In the food industry, residual food debris is also recognized as a hazard that may cause foodborne illness. Food residues on surfaces are the source of nutrients for microorganisms. Moreover, it is known that organic matter can interfere with the antimicrobial activity of disinfectants in at least two ways (16). In general, this interference occurs due to a chemical reaction between the germicide and the organic matter, resulting in a complex that is less germicidal, reducing the active germicide available for disinfection and sterilization or totally eliminating germicidal activity. Alternatively, the organic material can protect microorganisms from the germicide by acting as a physical barrier. Bacteria including opportunistic pathogens can adhere to, be protected by, proliferate, and form biofilms within any residual food debris.
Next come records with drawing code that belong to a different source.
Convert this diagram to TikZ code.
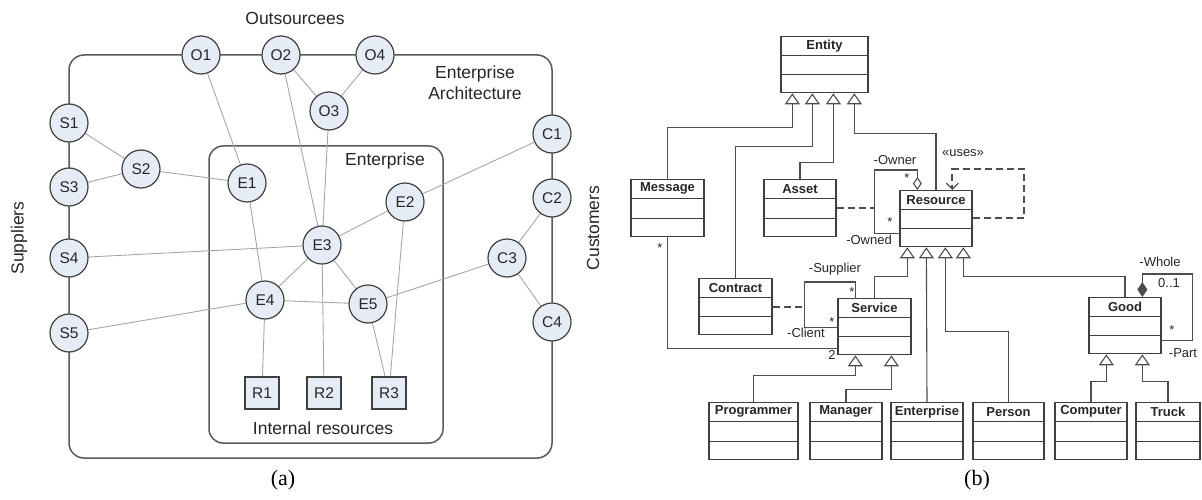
\documentclass[tikz,border=0pt]{standalone}
\usepackage{fontspec}
\setmainfont{Liberation Sans}
\newfontfamily\capfont{Liberation Serif}
\usetikzlibrary{arrows.meta,calc,backgrounds}
\definecolor{nodefill}{HTML}{E5ECF6}
\definecolor{nodeborder}{HTML}{3F3F3F}
\definecolor{framecol}{HTML}{595959}
\definecolor{linkcol}{HTML}{A6A6A6}
\definecolor{umlline}{HTML}{4D4D4D}
\definecolor{clsborder}{HTML}{404040}
\definecolor{textcol}{HTML}{262626}
\tikzset{
  ent/.style={circle, draw=nodeborder, fill=nodefill, line width=1.2pt, minimum size=38pt, inner sep=0pt, text=textcol, font=\fontsize{15.5}{16}\selectfont},
  resbox/.style={rectangle, draw=nodeborder, fill=nodefill, line width=1.2pt, minimum width=34pt, minimum height=32pt, inner sep=0pt, text=textcol, font=\fontsize{15.5}{16}\selectfont},
  frame/.style={draw=framecol, line width=1.5pt, rounded corners=15pt},
  link/.style={draw=linkcol, line width=0.9pt},
  biglabel/.style={font=\fontsize{17.5}{21}\selectfont, text=textcol, align=center, inner sep=0pt},
  cls/.style={draw=clsborder, line width=1.3pt, fill=white, inner sep=0pt},
  clstitle/.style={font=\bfseries\fontsize{13}{14}\selectfont, text=textcol, inner sep=0pt},
  compline/.style={draw=clsborder, line width=1.1pt},
  uline/.style={draw=umlline, line width=1.1pt},
  gen/.style={uline, -{Triangle[open, length=11pt, width=15pt, line width=1.1pt]}},
  dep/.style={draw=umlline, line width=2pt, dash pattern=on 7pt off 4pt},
  role/.style={font=\fontsize{13}{14}\selectfont, text=textcol, inner sep=0pt},
  caplabel/.style={font=\capfont\fontsize{22}{24}\selectfont, text=black, inner sep=0pt}
}
\newcommand\umlclass[6]{%
  \node[cls, minimum width=#4pt, minimum height=#5pt, anchor=north] (#1) at (#2,#3) {};
  \node[clstitle] at ($(#1.north)+(0,9.8)$) {#6};
  \draw[compline] ($(#1.north west)!0.34!(#1.south west)$) -- ($(#1.north east)!0.34!(#1.south east)$);
  \draw[compline] ($(#1.north west)!0.67!(#1.south west)$) -- ($(#1.north east)!0.67!(#1.south east)$);
}
\begin{document}
\begin{tikzpicture}[x=1pt,y=-1pt]
\useasboundingbox (0,0) rectangle (1202,500);

% ---------------- (a) ----------------
\node[ent] (O1) at (201,55) {O1};
\node[ent] (O2) at (281,55) {O2};
\node[ent] (O4) at (375,55) {O4};
\node[ent] (O3) at (329,111) {O3};
\node[ent] (S1) at (69,123) {S1};
\node[ent] (S2) at (141,169) {S2};
\node[ent] (S3) at (69,187) {S3};
\node[ent] (S4) at (69,258) {S4};
\node[ent] (S5) at (69,333) {S5};
\node[ent] (E1) at (247,183) {E1};
\node[ent] (E2) at (405,202) {E2};
\node[ent] (E3) at (322,245) {E3};
\node[ent] (E4) at (265,300) {E4};
\node[ent] (E5) at (368,304) {E5};
\node[ent] (C1) at (552,134) {C1};
\node[ent] (C2) at (552,198) {C2};
\node[ent] (C3) at (507,258) {C3};
\node[ent] (C4) at (552,322) {C4};
\node[resbox] (R1) at (262,393) {R1};
\node[resbox] (R2) at (324,393) {R2};
\node[resbox] (R3) at (389,393) {R3};

\node[biglabel] (lOut) at (295,18) {Outsourcees};
\node[biglabel] (lEA) at (475,82.5) {Enterprise\\Architecture};
\node[biglabel] (lEnt) at (385,161) {Enterprise};
\node[biglabel] (lInt) at (323,428) {Internal resources};
\node[biglabel, rotate=90] (lSup) at (19,238) {Suppliers};
\node[biglabel, rotate=90] (lCus) at (593,228) {Customers};
\node[caplabel] (capa) at (283,480) {(a)};

\begin{pgfonlayer}{background}
\draw[frame] (69,55) rectangle (552,458);
\draw[frame, rounded corners=14pt] (209,146) rectangle (443,443);
\draw[link] (S1) -- (S2);
\draw[link] (S3) -- (S2);
\draw[link] (S2) -- (E1);
\draw[link] (O1) -- (E1);
\draw[link] (O2) -- (E3);
\draw[link] (O2) -- (O3);
\draw[link] (O4) -- (O3);
\draw[link] (O3) -- (E3);
\draw[link] (C1) -- (E2);
\draw[link] (E2) -- (E3);
\draw[link] (E2) -- (R3);
\draw[link] (S4) -- (E3);
\draw[link] (E1) -- (E4);
\draw[link] (E3) -- (E4);
\draw[link] (E3) -- (E5);
\draw[link] (E3) -- (R2);
\draw[link] (S5) -- (E4);
\draw[link] (E4) -- (E5);
\draw[link] (E4) -- (R1);
\draw[link] (C3) -- (E5);
\draw[link] (C2) -- (C3);
\draw[link] (C3) -- (C4);
\draw[link] (E5) -- (R3);
\end{pgfonlayer}

% ---------------- (b) ----------------
\umlclass{cEntity}{824.5}{36}{87}{56}{Entity}
\umlclass{cMessage}{667.5}{179}{73}{57}{Message}
\umlclass{cAsset}{800}{179}{72}{57}{Asset}
\umlclass{cResource}{936}{190}{72}{56}{Resource}
\umlclass{cContract}{735.5}{278}{73}{56}{Contract}
\umlclass{cService}{874.5}{298}{73}{56}{Service}
\umlclass{cGood}{1125}{297}{72}{56}{Good}
\umlclass{cProgrammer}{753.5}{402}{89}{57}{Programmer}
\umlclass{cManager}{846}{402}{72}{57}{Manager}
\umlclass{cEnterprise}{927}{402}{72}{57}{Enterprise}
\umlclass{cPerson}{1008.5}{402}{71}{57}{Person}
\umlclass{cComputer}{1091}{402}{72}{57}{Computer}
\umlclass{cTruck}{1168}{402}{64}{57}{Truck}

% generalizations to Entity
\draw[gen] (cMessage.north) |- ($(cEntity.south west)+(12,34)$) -- ($(cEntity.south west)+(12,0)$);
\draw[gen] (cContract.north) |- ($(cEntity.south west)+(32,53)$) -- ($(cEntity.south west)+(32,0)$);
\draw[gen] (cAsset.north) |- ($(cEntity.south west)+(53,69)$) -- ($(cEntity.south west)+(53,0)$);
\draw[gen] (cResource.north) |- ($(cEntity.south west)+(74,40)$) -- ($(cEntity.south west)+(74,0)$);
% generalizations to Resource
\draw[gen] (cService.north) |- ($(cResource.south west)+(8,29)$) -- ($(cResource.south west)+(8,0)$);
\draw[gen] (cEnterprise.north) -- ($(cResource.south west)+(27,0)$);
\draw[gen] (cPerson.north) |- ($(cResource.south west)+(46,84)$) -- ($(cResource.south west)+(46,0)$);
\draw[gen] (cGood.north) |- ($(cResource.south west)+(64,29)$) -- ($(cResource.south west)+(64,0)$);
% generalizations to Service
\draw[gen] (cProgrammer.north) |- ($(cService.south west)+(18,20)$) -- ($(cService.south west)+(18,0)$);
\draw[gen] (cManager.north) |- ($(cService.south west)+(54,34)$) -- ($(cService.south west)+(54,0)$);
% generalizations to Good
\draw[gen] (cComputer.north) |- ($(cGood.south west)+(18,27)$) -- ($(cGood.south west)+(18,0)$);
\draw[gen] (cTruck.north) |- ($(cGood.south west)+(54,27)$) -- ($(cGood.south west)+(54,0)$);

% Owner / Owned aggregation
\coordinate (ownTop) at ($(cResource.north west)+(18,-20)$);
\coordinate (ownLeft) at ($(cResource.south west)+(-25,-14)$);
\draw[uline, {Diamond[open, length=13pt, width=9pt, line width=1.1pt]}-] ($(cResource.north west)+(18,0)$) -- (ownTop) -| (ownLeft) -- ($(cResource.south west)+(0,-14)$);
\draw[dep] (cAsset.east) -- (cAsset.east -| ownLeft);
\node[role] (rOwner) at (895,160) {-Owner};
\node[role] (rOwnerM) at (907,178) {*};
\node[role] (rOwnedM) at (890,222) {*};
\node[role] (rOwned) at (869,240) {-Owned};

% uses dependency
\coordinate (useR) at ($(cResource.north east)+(51,28)$);
\coordinate (useT) at ($(cResource.north west)+(53,-21)$);
\draw[dep, -{Straight Barb[length=6pt, width=12pt, line width=1.2pt]}] ($(cResource.north east)+(0,28)$) -- (useR) |- (useT) -- ($(cResource.north west)+(53,0)$);
\node[role] (rUses) at (963,153) {«uses»};

% Supplier / Client
\coordinate (svTop) at ($(cService.north west)+(18,-16)$);
\coordinate (svLeft) at ($(cService.south west)+(-33,-28)$);
\draw[uline] ($(cService.north west)+(18,0)$) -- (svTop) -| (svLeft) -- ($(cService.south west)+(0,-28)$);
\draw[dep] (cContract.east) -- (cContract.east -| svLeft);
\node[role] (rSup) at (835,269) {-Supplier};
\node[role] (rSupM) at (852,292) {*};
\node[role] (rCliM) at (832,322) {*};
\node[role] (rCli) at (806,333) {-Client};

% Message - Service
\draw[uline] (cMessage.south) |- ($(cService.south west)+(0,-7)$);
\node[role] (rMsgM) at (660,248) {*};
\node[role] (rMsg2) at (832,355) {2};

% Good composition
\coordinate (gdTop) at ($(cGood.north west)+(54,-23)$);
\coordinate (gdRight) at ($(cGood.south east)+(31,-14)$);
\draw[uline, {Diamond[length=15pt, width=10pt, line width=1.1pt]}-] ($(cGood.north west)+(54,0)$) -- (gdTop) -| (gdRight) -- ($(cGood.south east)+(0,-14)$);
\node[role] (rWhole) at (1160,262) {-Whole};
\node[role] (rWholeM) at (1169,283) {0..1};
\node[role] (rPartM) at (1172,330) {*};
\node[role] (rPart) at (1183,353) {-Part};

\node[caplabel] (capb) at (977,480) {(b)};
\end{tikzpicture}
\end{document}
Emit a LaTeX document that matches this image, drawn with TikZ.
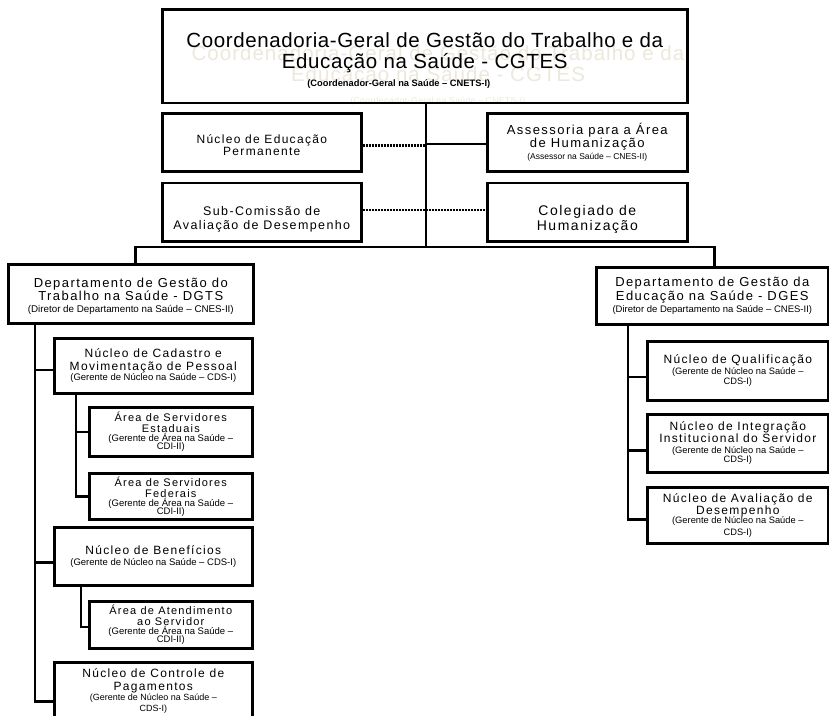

Therefore, the A3 test, which can indicate inadequate cleaning, is useful for monitoring risks for allergen cross-contact and foodborne illness.
In summary, the amounts of A3 in many allergenic foods were shown to be larger by several orders of magnitude than those of ATP. In this study, the detection limits for allergenic food using the A3 and ATP tests, the protein swab test, and LFI were indicated. In this study, LFI showed better sensitivities than the A3 test for many foods; on the other hand, the A3 test is faster and less expensive. It is easier to record A3 test results, and the A3 test can monitor food allergens for which the LFI method is not commercially available. Therefore, the A3 test is useful to validate and verify the effectiveness of cleaning programs for the control of allergen cross-contact.
We appreciate Saitama Kikkoman Company for their great cooperation in providing field study data by allowing the use of their manufacturing facilities for this research.